**WRITTEN INSTRUCTION**
Your task is to copy each line that has the word "seaborn".

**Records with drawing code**
________

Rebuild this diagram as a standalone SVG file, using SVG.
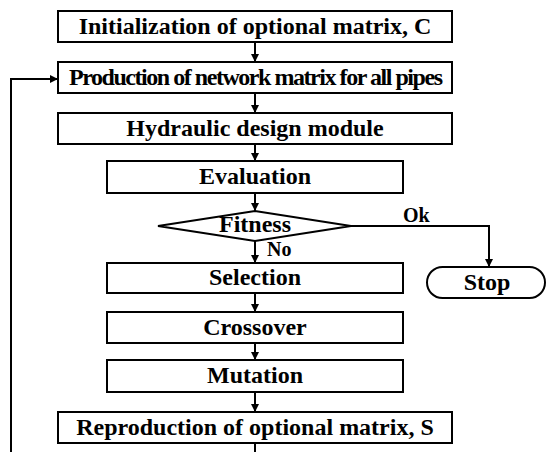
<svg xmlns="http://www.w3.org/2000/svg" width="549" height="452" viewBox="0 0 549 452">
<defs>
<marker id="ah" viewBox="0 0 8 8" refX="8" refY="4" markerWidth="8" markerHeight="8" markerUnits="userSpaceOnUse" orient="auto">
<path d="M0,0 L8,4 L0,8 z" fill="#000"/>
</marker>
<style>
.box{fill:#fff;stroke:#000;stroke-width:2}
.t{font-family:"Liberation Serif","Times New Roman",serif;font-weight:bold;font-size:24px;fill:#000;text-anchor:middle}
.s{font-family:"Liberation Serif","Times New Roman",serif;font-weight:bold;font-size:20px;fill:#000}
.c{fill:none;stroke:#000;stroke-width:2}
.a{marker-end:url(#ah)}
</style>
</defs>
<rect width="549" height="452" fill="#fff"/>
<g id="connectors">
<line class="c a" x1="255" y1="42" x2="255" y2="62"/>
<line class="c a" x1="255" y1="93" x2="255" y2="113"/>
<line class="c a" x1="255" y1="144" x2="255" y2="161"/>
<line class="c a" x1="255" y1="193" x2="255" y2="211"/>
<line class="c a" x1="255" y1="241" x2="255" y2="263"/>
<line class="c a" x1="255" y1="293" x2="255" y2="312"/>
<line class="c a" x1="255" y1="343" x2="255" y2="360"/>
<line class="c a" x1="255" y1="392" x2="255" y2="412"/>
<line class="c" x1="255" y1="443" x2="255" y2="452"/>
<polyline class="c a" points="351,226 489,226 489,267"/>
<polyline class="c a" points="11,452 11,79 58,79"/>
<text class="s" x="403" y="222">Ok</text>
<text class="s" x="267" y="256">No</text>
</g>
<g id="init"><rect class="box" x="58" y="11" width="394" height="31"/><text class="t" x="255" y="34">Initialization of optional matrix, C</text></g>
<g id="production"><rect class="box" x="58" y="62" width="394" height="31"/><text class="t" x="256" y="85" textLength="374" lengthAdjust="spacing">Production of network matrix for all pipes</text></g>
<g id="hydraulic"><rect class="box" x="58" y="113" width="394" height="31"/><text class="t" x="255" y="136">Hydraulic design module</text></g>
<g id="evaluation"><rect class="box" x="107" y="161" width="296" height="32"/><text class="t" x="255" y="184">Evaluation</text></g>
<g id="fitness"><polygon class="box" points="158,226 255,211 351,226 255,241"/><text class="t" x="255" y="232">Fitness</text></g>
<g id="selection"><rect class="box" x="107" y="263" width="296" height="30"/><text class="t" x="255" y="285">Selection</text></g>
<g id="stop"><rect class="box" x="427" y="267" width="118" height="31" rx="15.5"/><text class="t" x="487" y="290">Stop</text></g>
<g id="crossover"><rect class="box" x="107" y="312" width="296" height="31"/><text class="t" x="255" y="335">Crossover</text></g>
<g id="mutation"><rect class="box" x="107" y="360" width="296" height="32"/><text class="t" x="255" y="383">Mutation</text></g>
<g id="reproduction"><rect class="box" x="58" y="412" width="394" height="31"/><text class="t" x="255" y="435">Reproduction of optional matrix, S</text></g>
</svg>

________

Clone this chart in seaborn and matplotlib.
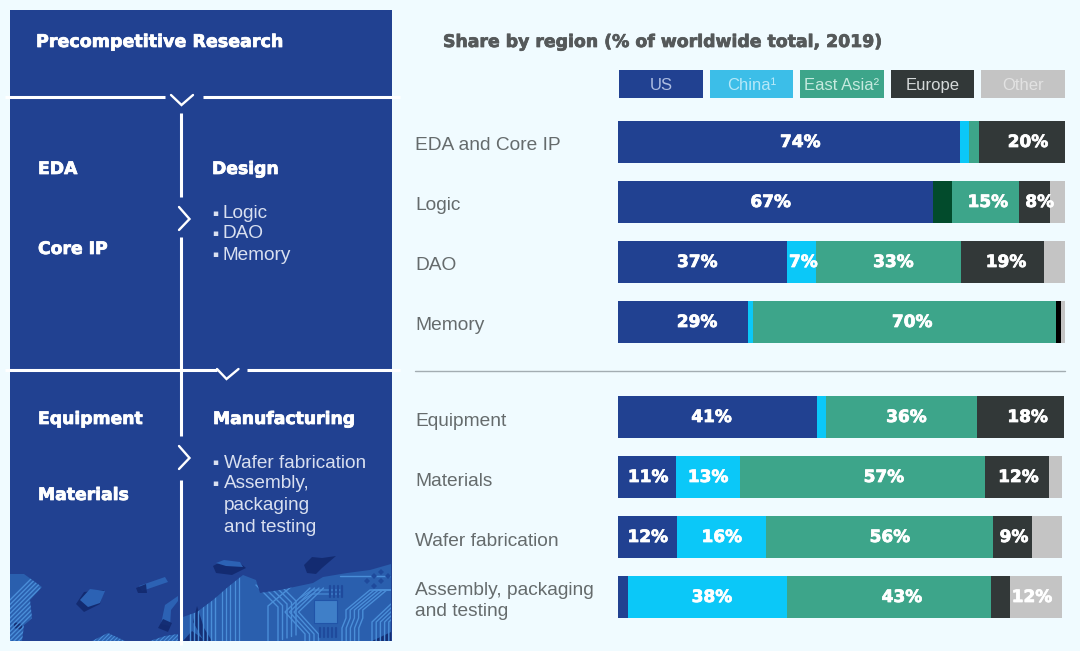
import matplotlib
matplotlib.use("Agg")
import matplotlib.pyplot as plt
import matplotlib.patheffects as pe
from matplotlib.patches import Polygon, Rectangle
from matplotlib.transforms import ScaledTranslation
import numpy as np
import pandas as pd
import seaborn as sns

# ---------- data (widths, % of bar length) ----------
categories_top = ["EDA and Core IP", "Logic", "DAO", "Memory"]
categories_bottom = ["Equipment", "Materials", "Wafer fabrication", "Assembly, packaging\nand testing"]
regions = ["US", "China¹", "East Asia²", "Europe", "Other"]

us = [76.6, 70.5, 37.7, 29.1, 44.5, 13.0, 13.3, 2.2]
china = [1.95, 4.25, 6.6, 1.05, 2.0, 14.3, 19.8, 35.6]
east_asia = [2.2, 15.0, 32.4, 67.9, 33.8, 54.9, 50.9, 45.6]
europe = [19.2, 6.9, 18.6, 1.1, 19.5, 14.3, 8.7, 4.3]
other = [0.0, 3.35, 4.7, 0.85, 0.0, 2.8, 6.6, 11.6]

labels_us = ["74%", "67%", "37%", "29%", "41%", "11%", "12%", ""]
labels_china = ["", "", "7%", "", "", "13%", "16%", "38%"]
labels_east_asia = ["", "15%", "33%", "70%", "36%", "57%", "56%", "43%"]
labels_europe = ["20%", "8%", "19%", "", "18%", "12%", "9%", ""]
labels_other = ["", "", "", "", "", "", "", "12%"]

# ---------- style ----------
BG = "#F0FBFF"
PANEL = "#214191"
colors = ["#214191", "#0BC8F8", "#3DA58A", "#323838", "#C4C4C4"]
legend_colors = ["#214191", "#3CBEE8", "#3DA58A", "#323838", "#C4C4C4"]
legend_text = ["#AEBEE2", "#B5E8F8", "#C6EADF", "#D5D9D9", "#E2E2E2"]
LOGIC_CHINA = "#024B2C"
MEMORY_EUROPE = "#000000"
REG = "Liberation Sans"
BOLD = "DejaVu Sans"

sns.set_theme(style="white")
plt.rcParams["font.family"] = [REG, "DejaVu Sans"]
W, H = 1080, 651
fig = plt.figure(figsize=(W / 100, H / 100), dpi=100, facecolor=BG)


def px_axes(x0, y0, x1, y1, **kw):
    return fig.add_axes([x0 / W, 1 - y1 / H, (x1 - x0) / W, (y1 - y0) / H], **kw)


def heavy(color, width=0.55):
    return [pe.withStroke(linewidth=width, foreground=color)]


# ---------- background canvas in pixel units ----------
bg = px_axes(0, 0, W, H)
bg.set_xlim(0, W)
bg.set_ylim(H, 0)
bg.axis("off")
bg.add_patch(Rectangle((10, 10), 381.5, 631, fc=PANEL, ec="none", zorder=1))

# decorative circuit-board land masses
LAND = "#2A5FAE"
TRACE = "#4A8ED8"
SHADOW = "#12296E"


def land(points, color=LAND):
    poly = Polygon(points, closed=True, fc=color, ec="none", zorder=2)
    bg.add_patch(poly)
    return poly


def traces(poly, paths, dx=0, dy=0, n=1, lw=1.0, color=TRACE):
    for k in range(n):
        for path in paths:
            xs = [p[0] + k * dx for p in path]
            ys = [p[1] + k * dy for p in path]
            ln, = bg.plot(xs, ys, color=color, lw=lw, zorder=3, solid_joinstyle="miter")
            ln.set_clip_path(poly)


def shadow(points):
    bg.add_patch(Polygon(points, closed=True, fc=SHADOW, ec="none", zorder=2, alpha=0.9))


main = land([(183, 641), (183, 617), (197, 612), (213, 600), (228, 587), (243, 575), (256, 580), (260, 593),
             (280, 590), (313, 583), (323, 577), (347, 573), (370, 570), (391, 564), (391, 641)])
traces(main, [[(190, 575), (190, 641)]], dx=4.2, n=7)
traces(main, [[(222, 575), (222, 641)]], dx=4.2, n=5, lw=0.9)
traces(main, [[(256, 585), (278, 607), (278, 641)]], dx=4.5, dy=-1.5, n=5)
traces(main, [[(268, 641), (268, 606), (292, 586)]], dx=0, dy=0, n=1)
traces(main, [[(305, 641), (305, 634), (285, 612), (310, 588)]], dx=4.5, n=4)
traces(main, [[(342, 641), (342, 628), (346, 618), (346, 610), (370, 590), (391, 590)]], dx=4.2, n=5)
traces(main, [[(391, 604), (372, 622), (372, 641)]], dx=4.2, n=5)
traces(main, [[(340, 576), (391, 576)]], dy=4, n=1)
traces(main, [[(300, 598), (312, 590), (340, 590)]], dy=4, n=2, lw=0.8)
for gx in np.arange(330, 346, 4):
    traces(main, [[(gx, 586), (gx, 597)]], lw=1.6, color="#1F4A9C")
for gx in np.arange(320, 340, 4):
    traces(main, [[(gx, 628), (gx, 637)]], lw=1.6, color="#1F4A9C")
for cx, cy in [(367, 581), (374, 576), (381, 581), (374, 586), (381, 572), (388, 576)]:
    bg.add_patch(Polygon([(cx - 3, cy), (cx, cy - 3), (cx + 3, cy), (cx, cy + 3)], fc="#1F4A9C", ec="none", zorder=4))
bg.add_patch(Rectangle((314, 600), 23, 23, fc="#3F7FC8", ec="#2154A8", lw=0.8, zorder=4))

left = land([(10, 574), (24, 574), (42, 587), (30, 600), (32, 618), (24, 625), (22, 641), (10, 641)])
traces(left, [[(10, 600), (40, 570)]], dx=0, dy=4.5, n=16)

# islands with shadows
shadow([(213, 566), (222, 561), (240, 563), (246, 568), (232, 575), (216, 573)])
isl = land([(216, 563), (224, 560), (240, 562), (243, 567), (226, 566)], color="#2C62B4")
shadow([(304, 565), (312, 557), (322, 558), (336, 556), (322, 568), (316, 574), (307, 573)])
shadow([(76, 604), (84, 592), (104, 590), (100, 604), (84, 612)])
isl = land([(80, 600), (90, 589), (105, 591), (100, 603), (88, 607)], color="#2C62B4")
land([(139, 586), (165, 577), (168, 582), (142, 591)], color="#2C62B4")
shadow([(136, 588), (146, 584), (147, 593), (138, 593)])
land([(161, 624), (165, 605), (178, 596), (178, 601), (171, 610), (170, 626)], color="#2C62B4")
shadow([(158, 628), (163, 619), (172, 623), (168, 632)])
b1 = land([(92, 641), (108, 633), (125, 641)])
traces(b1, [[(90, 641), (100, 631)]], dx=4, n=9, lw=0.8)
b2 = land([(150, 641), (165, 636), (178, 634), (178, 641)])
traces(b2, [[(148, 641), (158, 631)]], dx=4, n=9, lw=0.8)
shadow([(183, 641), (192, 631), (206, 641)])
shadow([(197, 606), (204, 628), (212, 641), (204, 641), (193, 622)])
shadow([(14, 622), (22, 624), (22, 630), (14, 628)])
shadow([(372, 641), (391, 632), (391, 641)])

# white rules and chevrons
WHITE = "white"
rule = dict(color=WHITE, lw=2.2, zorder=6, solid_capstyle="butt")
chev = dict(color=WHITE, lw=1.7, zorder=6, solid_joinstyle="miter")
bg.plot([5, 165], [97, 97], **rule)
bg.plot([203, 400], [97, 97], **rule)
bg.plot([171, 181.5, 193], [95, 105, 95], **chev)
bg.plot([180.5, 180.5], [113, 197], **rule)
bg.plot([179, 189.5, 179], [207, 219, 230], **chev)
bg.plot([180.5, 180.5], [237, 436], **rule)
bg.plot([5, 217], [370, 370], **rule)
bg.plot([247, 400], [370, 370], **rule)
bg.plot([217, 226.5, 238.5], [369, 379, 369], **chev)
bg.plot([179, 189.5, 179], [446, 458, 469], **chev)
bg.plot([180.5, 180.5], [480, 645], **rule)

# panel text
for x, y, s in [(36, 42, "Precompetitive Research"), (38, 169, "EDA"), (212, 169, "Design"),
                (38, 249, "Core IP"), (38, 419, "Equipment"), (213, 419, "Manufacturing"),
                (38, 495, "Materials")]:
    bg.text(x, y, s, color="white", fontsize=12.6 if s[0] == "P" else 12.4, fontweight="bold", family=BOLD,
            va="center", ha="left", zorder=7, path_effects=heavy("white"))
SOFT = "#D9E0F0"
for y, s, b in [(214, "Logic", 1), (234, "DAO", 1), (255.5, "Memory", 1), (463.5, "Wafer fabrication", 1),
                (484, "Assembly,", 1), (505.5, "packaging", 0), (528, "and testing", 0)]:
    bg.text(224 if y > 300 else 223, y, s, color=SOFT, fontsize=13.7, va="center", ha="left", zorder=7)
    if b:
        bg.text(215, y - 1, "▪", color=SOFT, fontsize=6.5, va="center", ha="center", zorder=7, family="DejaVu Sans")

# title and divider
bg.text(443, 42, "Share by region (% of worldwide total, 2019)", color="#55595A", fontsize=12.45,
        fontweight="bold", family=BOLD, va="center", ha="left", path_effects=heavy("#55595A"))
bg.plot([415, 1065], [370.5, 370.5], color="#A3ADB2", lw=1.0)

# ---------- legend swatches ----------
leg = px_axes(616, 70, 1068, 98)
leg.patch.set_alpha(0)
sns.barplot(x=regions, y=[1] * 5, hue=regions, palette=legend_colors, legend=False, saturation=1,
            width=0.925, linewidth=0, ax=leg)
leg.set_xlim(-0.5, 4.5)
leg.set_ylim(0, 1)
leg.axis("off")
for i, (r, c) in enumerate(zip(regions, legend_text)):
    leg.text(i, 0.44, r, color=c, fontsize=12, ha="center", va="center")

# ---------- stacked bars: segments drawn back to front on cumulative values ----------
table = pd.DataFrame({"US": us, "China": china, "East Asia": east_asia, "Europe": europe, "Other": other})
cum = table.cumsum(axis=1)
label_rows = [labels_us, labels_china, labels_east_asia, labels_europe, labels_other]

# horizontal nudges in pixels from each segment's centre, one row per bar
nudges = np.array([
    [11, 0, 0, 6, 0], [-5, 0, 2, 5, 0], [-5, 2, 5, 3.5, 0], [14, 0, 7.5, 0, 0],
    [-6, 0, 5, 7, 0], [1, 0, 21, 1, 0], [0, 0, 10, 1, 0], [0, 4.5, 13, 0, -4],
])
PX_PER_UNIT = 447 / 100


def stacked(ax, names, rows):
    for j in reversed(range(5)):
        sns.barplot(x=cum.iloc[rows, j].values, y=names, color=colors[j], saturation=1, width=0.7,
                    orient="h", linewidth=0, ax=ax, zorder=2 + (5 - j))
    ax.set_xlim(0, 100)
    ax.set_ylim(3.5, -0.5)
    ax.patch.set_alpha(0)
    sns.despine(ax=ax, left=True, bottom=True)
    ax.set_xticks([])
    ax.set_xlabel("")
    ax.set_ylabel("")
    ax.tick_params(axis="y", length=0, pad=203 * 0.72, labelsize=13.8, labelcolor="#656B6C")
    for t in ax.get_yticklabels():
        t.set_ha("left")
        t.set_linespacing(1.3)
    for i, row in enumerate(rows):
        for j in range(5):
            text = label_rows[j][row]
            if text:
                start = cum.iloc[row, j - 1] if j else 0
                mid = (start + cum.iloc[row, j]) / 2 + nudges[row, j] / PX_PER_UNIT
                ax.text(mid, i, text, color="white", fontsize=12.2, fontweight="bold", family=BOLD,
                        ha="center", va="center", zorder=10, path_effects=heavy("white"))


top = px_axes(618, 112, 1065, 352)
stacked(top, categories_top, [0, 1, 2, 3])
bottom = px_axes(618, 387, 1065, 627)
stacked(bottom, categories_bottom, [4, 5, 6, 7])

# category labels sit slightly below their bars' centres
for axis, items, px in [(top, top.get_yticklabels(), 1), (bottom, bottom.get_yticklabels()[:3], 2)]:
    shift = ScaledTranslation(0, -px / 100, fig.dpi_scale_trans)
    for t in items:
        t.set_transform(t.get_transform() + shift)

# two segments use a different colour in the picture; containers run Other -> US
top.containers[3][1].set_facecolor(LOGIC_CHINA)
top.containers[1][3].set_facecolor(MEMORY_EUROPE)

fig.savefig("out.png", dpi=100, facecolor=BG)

________

**TASK RESULT**
Clone this chart in seaborn and matplotlib.
import seaborn as sns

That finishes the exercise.